Growing up, Molina knew her family was considered low-income. She received free lunches at school. Her family used Medi-Cal. But Molina herself viewed “low-income” more as a label than a state of being; she never felt like she had it worse than anybody else. It was in her freshman year at USC that she realized how different her resources had been from those of her peers. The aspiring veterinarian received a less-than-stellar science education in high school, and is now struggling in her organic chemistry classes.
“I feel like I’m playing catch up,” Molina said. “My friends and I are going through the same thing. We’re in science classes and we’re dealing with concepts we’ve never seen before, instruments we’ve never touched before.
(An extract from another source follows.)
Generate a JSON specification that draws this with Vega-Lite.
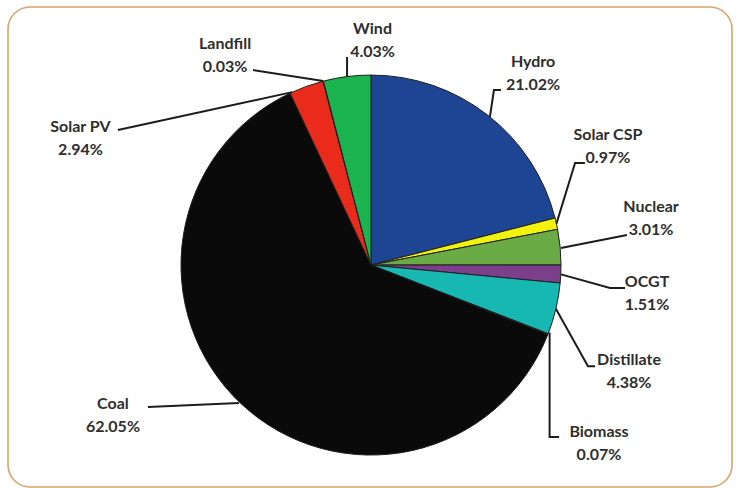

I feel like I’m at a disadvantage, but I’m glad that USC is helping me close that gap.”
In many ways, Molina embodies the ideals of the American dream: she arrived from a less-developed country, worked hard to secure a college education and is now on the path to fulfilling her career dreams. What motivates the Salvadoran-American is the goal of making her community back home proud. In the U.S., where immigrants are often stereotypically associated with menial labor, Molina wants to break the mold.
“My culture has taught me about ambition, hard work, resilience,” Molina said. “I want people to call me ‘Dr. Molina’ because it’s not just a representation of what I’ve done. It’s a representation of my culture’s values and how hard my people have to work to get what they want.”
Her friends know what drives Karen Molina.
“She understands the bigger picture,” said Gabi Lopez, a junior majoring in human development and aging. “She knows that becoming successful isn’t just going to help her, it’s going to help her community.”